A youth that is politically aware and involved only serves to strengthen a society that has become more openly critical of its government, she says.

Political impact

But despite the new political awakening among youth inspired by YoSoy132, Mr. Bravo Regidor questions how, without leadership, the movement can effectively achieve its varied goals.

These goals include a more “just” and “sustainable” economic model, a new approach to national security, universal health care, and a “transformation” in which social movements have a greater voice in politics. YoSoy132 expresses broad disagreement with Mexico’s current path (for example, the use of the military to fight organized crime) and professes that its own “fight is in favor of health, justice, liberty, and democracy.”

“I think its impact could be in constituting a sort of nonpartisan social opposition to Peña Nieto’s government,” Bravo Regidor says, although maintaining political autonomy and its own identity “is not going to be easy, frankly.”

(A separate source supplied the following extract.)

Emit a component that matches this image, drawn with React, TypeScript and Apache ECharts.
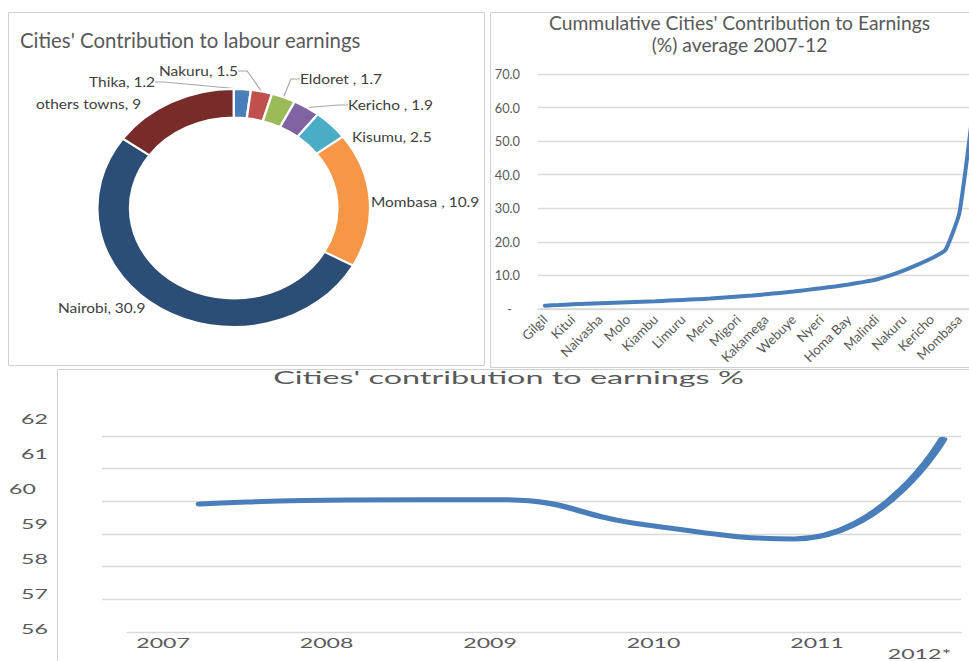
import React, { useEffect, useRef } from 'react';
import * as echarts from 'echarts';

const FONT = 'Lato, "Open Sans", sans-serif';
const TEXT = '#595959';
const LABEL = '#404040';
const GRID = '#d9d9d9';
const FRAME = '#d0d0d0';
const BLUE = '#4a7ebb';

// ---- Panel 1: donut
const pieNames = ['Thika', 'Nakuru', 'Eldoret ', 'Kericho ', 'Kisumu', 'Mombasa ', 'Nairobi', 'others towns'];
const pieValues = [1.2, 1.5, 1.7, 1.9, 2.5, 10.9, 30.9, 9];
const pieColors = ['#4a7ebb', '#c0504d', '#9bbb59', '#8064a2', '#4bacc6', '#f79646', '#2c4d75', '#772c2a'];
const pieWithLine = [true, true, true, true, false, false, false, false];

// ---- Panel 2: cumulative
const townNames = [
  'Gilgil', '', 'Kitui', '', 'Naivasha', '', 'Molo', '', 'Kiambu', '', 'Limuru', '', 'Meru', '', 'Migori', '',
  'Kakamega', '', 'Webuye', '', 'Nyeri', '', 'Homa Bay', '', 'Malindi', 'Thika', 'Nakuru', 'Eldoret', 'Kericho',
  'Kisumu', 'Mombasa', 'Nairobi',
];
const cumulative = [
  1.0, 1.2, 1.4, 1.55, 1.7, 1.85, 2.0, 2.15, 2.3, 2.5, 2.7, 2.9, 3.1, 3.4, 3.7, 4.0,
  4.4, 4.8, 5.2, 5.7, 6.2, 6.7, 7.3, 8.0, 8.8, 10.0, 11.5, 13.2, 15.1, 17.6, 28.5, 59.4,
];

// ---- Panel 3: yearly share
const years = ['2007', '2008', '2009', '2010', '2011', '2012*'];
const share = [59.92, 60.04, 60.05, 59.28, 58.85, 61.9];
const shareMin = 56;
const shareMax = 62;

// layout constants
const S1 = 1.146; // horizontal stretch of donut panel
const PIE_W = 477 / S1;
const S2 = 1.85; // horizontal stretch of bottom panel
const B_W = 1100 / S2;
const u1 = (x: number) => (x - 8) / S1;
const u2 = (x: number) => x / S2;

// label anchors for donut labels (page coords) : [x, y, align]
const pieLabelPos: [number, number, string][] = [
  [155, 82, 'right'],
  [238, 71, 'right'],
  [300, 79, 'left'],
  [348, 105, 'left'],
  [352, 137, 'left'],
  [371, 202, 'left'],
  [58, 308, 'left'],
  [36, 104, 'left'],
];

export default function App() {
  const mainRef = useRef<HTMLDivElement>(null);
  const pieRef = useRef<HTMLDivElement>(null);
  const botRef = useRef<HTMLDivElement>(null);

  useEffect(() => {
    const main = echarts.init(mainRef.current!, null, { renderer: 'svg' });
    const pie = echarts.init(pieRef.current!, null, { renderer: 'svg' });
    const bot = echarts.init(botRef.current!, null, { renderer: 'svg' });

    const frameLine = (x1: number, y1: number, x2: number, y2: number) => ({
      type: 'line',
      shape: { x1, y1, x2, y2 },
      style: { stroke: FRAME, lineWidth: 1 },
      silent: true,
    });

    main.setOption({
      animation: false,
      backgroundColor: '#fff',
      textStyle: { fontFamily: FONT },
      graphic: [
        { type: 'rect', shape: { x: 8.5, y: 12.5, width: 476, height: 353 }, style: { fill: 'none', stroke: FRAME, lineWidth: 1 }, silent: true },
        frameLine(490.5, 12.5, 1000, 12.5),
        frameLine(490.5, 12.5, 490.5, 368),
        frameLine(490.5, 367.5, 1000, 367.5),
        frameLine(57.5, 369.5, 1000, 369.5),
        frameLine(57.5, 369.5, 57.5, 661),
        {
          type: 'text', x: 20, y: 40,
          style: { text: "Cities' Contribution to labour earnings", fontFamily: FONT, fontSize: 20.4, fill: TEXT, align: 'left', verticalAlign: 'middle' },
        },
        {
          type: 'text', x: 739.5, y: 33,
          style: {
            text: "Cummulative Cities' Contribution to Earnings\n(%) average 2007-12",
            fontFamily: FONT, fontSize: 19.3, lineHeight: 22, fill: TEXT, align: 'center', verticalAlign: 'middle',
          },
        },
      ],
      grid: { left: 538, width: 442, top: 74, bottom: 352 },
      xAxis: {
        type: 'category',
        data: townNames,
        boundaryGap: true,
        axisLine: { lineStyle: { color: GRID, width: 1.5 } },
        axisTick: { show: false },
        axisLabel: { interval: 1, rotate: 45, margin: 8, fontSize: 13.3, color: TEXT, fontFamily: FONT },
      },
      yAxis: {
        type: 'value',
        min: 0,
        max: 70,
        interval: 10,
        axisLine: { show: false },
        axisTick: { show: false },
        splitLine: { lineStyle: { color: GRID, width: 1.3 } },
        axisLabel: {
          margin: 18,
          fontSize: 12.8,
          color: TEXT,
          fontFamily: FONT,
          formatter: (v: number) => (v === 0 ? '{d|-}' : v.toFixed(1)),
          rich: { d: { padding: [0, 8, 0, 0], fontSize: 12.8, color: TEXT, fontFamily: FONT } },
        },
      },
      series: [
        {
          type: 'line',
          data: cumulative,
          smooth: 0.15,
          symbol: 'none',
          lineStyle: { color: BLUE, width: 4, cap: 'round' },
        },
      ],
    });

    pie.setOption({
      animation: false,
      textStyle: { fontFamily: FONT },
      series: [
        {
          type: 'pie',
          center: [u1(233.7), 196],
          radius: [90.5, 119],
          startAngle: 90,
          clockwise: true,
          avoidLabelOverlap: false,
          itemStyle: { borderColor: '#fff', borderWidth: 2 },
          label: {
            show: true,
            position: 'outside',
            fontFamily: FONT,
            fontSize: 13.5,
            color: LABEL,
            formatter: (p: any) => `${p.name}, ${p.value}`,
          },
          labelLine: { show: true, length: 10, length2: 8, lineStyle: { color: '#a6a6a6', width: 1 } },
          labelLayout: (params: any) => {
            const p = pieLabelPos[params.dataIndex];
            return { x: u1(p[0]), y: p[1] - 12, align: p[2], verticalAlign: 'middle' };
          },
          data: pieNames.map((name, i) => ({
            name,
            value: pieValues[i],
            itemStyle: { color: pieColors[i] },
            labelLine: { show: pieWithLine[i] },
          })),
        },
      ],
    });

    const yTickCount = shareMax - shareMin;
    bot.setOption({
      animation: false,
      textStyle: { fontFamily: FONT },
      graphic: [
        {
          type: 'text', x: u2(508.5), y: 17,
          style: { text: "Cities' contribution to earnings %", fontFamily: FONT, fontSize: 17.5, fill: TEXT, align: 'center', verticalAlign: 'middle' },
        },
      ],
      grid: [
        { left: u2(126), width: u2(891), top: 76, bottom: 29 },
        { left: u2(102), width: u2(961 - 102), top: 76, bottom: 29 },
        { left: u2(128), width: u2(961 - 128), top: 76, bottom: 29 },
        { left: u2(81.3), width: u2(981), top: 76, bottom: 29 },
        { left: 30, width: 10, top: 59, bottom: 32 },
      ],
      xAxis: [
        { gridIndex: 0, type: 'category', data: years, boundaryGap: true, show: false },
        { gridIndex: 1, type: 'value', min: 0, max: 1, show: false },
        {
          gridIndex: 2, type: 'category', data: years, boundaryGap: true,
          axisLine: { onZero: false, lineStyle: { color: GRID, width: 1.3 } },
          axisTick: { show: false }, axisLabel: { show: false },
        },
        {
          gridIndex: 3, type: 'category', boundaryGap: true,
          data: years.map((y, i) => (i === years.length - 1 ? { value: y, textStyle: { padding: [11, 66, 0, 0] } } : y)),
          axisLine: { show: false }, axisTick: { show: false },
          axisLabel: { interval: 0, margin: 8, fontSize: 12.5, color: TEXT, fontFamily: FONT },
        },
        { gridIndex: 4, type: 'value', show: false },
      ],
      yAxis: [
        { gridIndex: 0, type: 'value', min: shareMin, max: shareMax, show: false },
        {
          gridIndex: 1, type: 'value', min: shareMin, max: shareMax, interval: 1,
          axisLine: { show: false }, axisTick: { show: false }, axisLabel: { show: false },
          splitLine: { show: true, showMinLine: false, lineStyle: { color: GRID, width: 1.3 } },
        },
        { gridIndex: 2, type: 'value', min: shareMin, max: shareMax, show: false },
        { gridIndex: 3, type: 'value', min: shareMin, max: shareMax, show: false },
        {
          gridIndex: 4, type: 'value', min: shareMin, max: shareMax, interval: 1, splitNumber: yTickCount,
          axisLine: { show: false }, axisTick: { show: false }, splitLine: { show: false },
          axisLabel: {
            margin: 4.1, fontSize: 12.5, color: TEXT, fontFamily: FONT,
            formatter: (v: number) => (v === 60 ? '{s|60}' : String(v)),
            rich: { s: { padding: [0, 6.5, 0, 0], fontSize: 12.5, color: TEXT, fontFamily: FONT } },
          },
        },
      ],
      series: [
        {
          type: 'line',
          xAxisIndex: 0,
          yAxisIndex: 0,
          data: share,
          smooth: 0.5,
          symbol: 'none',
          lineStyle: { color: BLUE, width: 5, cap: 'round' },
        },
      ],
    });

    return () => {
      main.dispose();
      pie.dispose();
      bot.dispose();
    };
  }, []);

  return (
    <div style={{ position: 'fixed', left: 0, top: 0, width: 969, height: 661, overflow: 'hidden', background: '#fff' }}>
      <div ref={mainRef} style={{ position: 'absolute', left: 0, top: 0, width: 1000, height: 661 }} />
      <div
        ref={pieRef}
        style={{ position: 'absolute', left: 8, top: 12, width: PIE_W, height: 353, transform: `scaleX(${S1})`, transformOrigin: '0 0' }}
      />
      <div
        ref={botRef}
        style={{ position: 'absolute', left: 0, top: 360, width: B_W, height: 301, transform: `scaleX(${S2})`, transformOrigin: '0 0' }}
      />
    </div>
  );
}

That’s evident in the flocking of many students to events held by second-place candidate Andres Manuel Lopez Obrador, although the movement has been explicitly nonpartisan and did not collectively support a candidate during the election. On Sunday, students wearing YoSoy132 T-shirts arrived at Mexico City’s Zocalo plaza – not en masse, but individually or with friends – to hear Mr. Lopez Obrador speak. He announced his break with the Party of the Democratic Revolution (PRD), which supported him during the past two elections, and plans to create a new party out of an already existing political organization. In addition, he vowed to launch a national campaign to “democratize” the media – a key demand of the YoSoy132 movement.

“The election was a fraud,” says Manuel Pintor Trejo, a student at the Iberoamerican University, as he passed out white flags printed with “R.I.P. Democracy” and the YoSoy132 logo. “We aren’t going to sit back like the adults who are resigned to accept the PRI.”

The PRI's reaction to the original student protests at the Iberoamerican University – first discrediting the students, then later ignoring their call for a third, student-directed debate in which the other three candidates participated – was seen by many in the movement as regressive in the context of Mexico's democracy.

Stopping short of saying whether he voted for Lopez Obrador, Mr. Trejo says, "We support a change."

Peña Nieto officially takes office Dec. 1 and he has already announced a series of proposed reforms, including expanding the reach of the government's freedom of information agency. Given that the country's electoral tribunal dismissed the PRD's complaint of fraud, the students who oppose the election results will now have to take a different tack, says Varela Guinot.

“What remains to be seen is how they continue to mobilize around other issues,” she says.

Attolini admits he doesn’t know exactly where the movement is going, but “the important point is that YoSoy132 can be you or me acting to change our community.”

“People are always making demands,” he says. “It’s time to act. We need to offer a new path.”